FOUNDER MEET CUTE
Sunday, September 3
I spent 4+ years at Spring Health. I was responsible for scaling and maintaining the quality of our virtual and in-person therapist and psychiatrist network. As demand continued to skyrocket and the supply constraints in the mental health industry persisted, it was a complex and constantly evolving problem. While Spring competed with employer-facing MH solutions for demand, my team competed with any and every entity that employs therapists and psychiatrists!
I learned a ton, as we built from scratch, attempted to differentiate, and did our best to contain provider cost/appt (care delivery made up about 75% of our total COGs) and cost to acquire, activate, and manage our network. We built an operational machine to drive efficient growth; we built clinical and non-clinical teams to manage, retain, and drive quality of providers at-scale; we built programs, community, and products to differentiate against our many competitors. I had the opportunity to grow a smart, creative, fun team to deliver on our mission. Hiring and developing people - setting a high bar and building a learning-centered, inclusive culture - was hands down my favorite part of the job. Spring grew like a very well-watered weed. I was exhausted and missed early-stage building. I left in October of 2023 to reset and start thinking about what was next.

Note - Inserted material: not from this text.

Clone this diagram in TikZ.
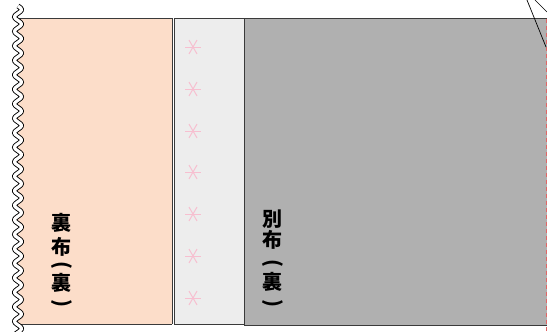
\documentclass[tikz,border=0pt]{standalone}
\usepackage{fontspec}
\newfontfamily\cjk{Noto Sans CJK JP}
\usetikzlibrary{calc}
\definecolor{peach}{HTML}{FCDDC9}
\definecolor{strip}{HTML}{EDEDED}
\definecolor{dgray}{HTML}{B0B0B0}
\definecolor{edge}{HTML}{3A3A3A}
\definecolor{pinkast}{HTML}{F7BFD0}
\definecolor{reddash}{HTML}{E06666}
\tikzset{
  border/.style={draw=edge, line width=0.9pt},
  vchar/.style={font=\cjk\bfseries\fontsize{20}{22}\selectfont, inner sep=0pt, text=black, anchor=center},
  vparen/.style={font=\cjk\bfseries\fontsize{20}{22}\selectfont, inner sep=0pt, text=black, anchor=center, rotate=-90},
  ast/.style={draw=pinkast, line width=1pt}
}
\begin{document}
\begin{tikzpicture}[x=1pt,y=-1pt]
\useasboundingbox (0,0) rectangle (547,332);
% peach back cloth with wavy left edge
\begin{scope}
  \clip (0,18) rectangle (172,324);
  \fill[peach] plot[domain=6:336, samples=300, smooth] ({18+3.4*sin((\x-6)*24.83)}, \x) -- (172,336) -- (172,6) -- cycle;
\end{scope}
\draw[border] (18,18) -- (172,18);
\draw[border] (18,324) -- (172,324);
\draw[border] (172,18) -- (172,324);
% light strip
\node[draw=edge, fill=strip, line width=0.9pt, minimum width=71pt, minimum height=306pt, inner sep=0pt, anchor=north west] (strip) at (173.5,18) {};
% dark gray cloth
\fill[dgray] (244,18) rectangle (547,325);
\draw[border] (244,18) -- (547,18);
\draw[border] (244,325) -- (547,325);
\draw[border] (244,18) -- (244,325);
\draw[reddash, line width=1pt, dash pattern=on 4pt off 3pt] (546,19) -- (546,332);
% wavy edge
\draw[draw=black, line width=0.9pt, double=white, double distance=3.2pt] plot[domain=6:336, samples=300, smooth] ({18+3.4*sin((\x-6)*24.83)}, \x);
% asterisks
\foreach \yy in {47,89,131,172,214,256,298}{
  \draw[ast] (185,\yy) -- (201,\yy);
  \draw[ast] ($(193,\yy)+(60:-8)$) -- ($(193,\yy)+(60:8)$);
  \draw[ast] ($(193,\yy)+(120:-8)$) -- ($(193,\yy)+(120:8)$);
}
% top right lines
\coordinate (l1a) at (527,0);
\coordinate (l1b) at (546,47);
\coordinate (l2a) at (535,0);
\coordinate (l2b) at (547,12);
\draw[black, line width=0.7pt] (l1a) -- (l1b);
\draw[black, line width=0.7pt] (l2a) -- (l2b);
% labels: 裏布（裏）
\node[vchar] (u1) at (62,222.5) {裏};
\node[vchar] (u2) at (62,246.5) {布};
\node[vparen] (u3) at (62,265) {(};
\node[vchar] (u4) at (62,282.5) {裏};
\node[vparen] (u5) at (62,303.5) {)};
% labels: 別布（裏）
\node[vchar] (b1) at (272.5,219) {別};
\node[vchar] (b2) at (272.5,240) {布};
\node[vparen] (b3) at (272.5,263) {(};
\node[vchar] (b4) at (272.5,282) {裏};
\node[vparen] (b5) at (272.5,303.5) {)};
\end{tikzpicture}
\end{document}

I was ready to start exploring in Q1 2024. I talked to 20 companies, most of which were in mental health, fertility, and learning/education - all hiring for a supply side strategy or operations leader. I have been fairly confident since leaving Spring that I do not want my next role to mirror the one I held at Spring. In mental health specifically, this is because I do not think rapid, at-scale services growth at inherently patient/B2B focused organizations (where the strategy is more providers, lower cost, minimal true innovation) will solve the supply problem. I also think therapist/psychiatrist-led care is addressing a narrow part of a massive and growing problem - and I don’t believe care delivery as it exists today will be as central to the care paths of younger generations.
To give me time to explore more innovative ideas and opportunities, I offered provider strategy and operations consulting services instead of interviewing for these full-time roles. My most committed relationship is with Headspace, where I work ½ of the week with Karan, their COO, and the Marketplace team. I got close to a full-time home with Solara - a seed-stage AI company that is training models to co-pilot therapists and, one day, potentially replace the therapist. I would have been their first business hire, focused on customer development. I was compelled by the founders’ resumes (Castlight and Brightline founders, Lyra and MindStrong CMO) and the shiny object that is AI to solve quality, access, and unit economic problems at scale. Ultimately, it wasn’t the right role or team, so I declined an offer in May 2024.
As I set back out to explore at the beginning of the summer, I went on a “tour” of connecting with great leaders, whether I had worked with them before or people I trusted introduced me. This is when Myra connected me with Mark Bernfeld, a Dartmouth ‘78 and experienced entrepreneur and angel investor. He asked if I’d heard of Lyra. Duh. As Spring Health’s biggest competitor, I talked about them almost every day for 4 years. He said I must meet Amelia. She was a Tuck grad and Lyra’s (first and) top salesperson for 5 years. She also left in the fall of 2023. His introduction email was simply: “Amelia and Kelsey, you two have had parallel paths and really need to meet one another. Please talk…” We talked over Zoom in June and Amelia flew up to SF (from LA) for the day in July. Who are you? What is your story? What do you care about, believe in, stand for? What was your experience at Lyra? What do you think is missing here? What problems do you want to solve? Do I like being around you…like, kind of a lot? I think I found “the one.” And so begins our journey. More on the ‘what’ soon!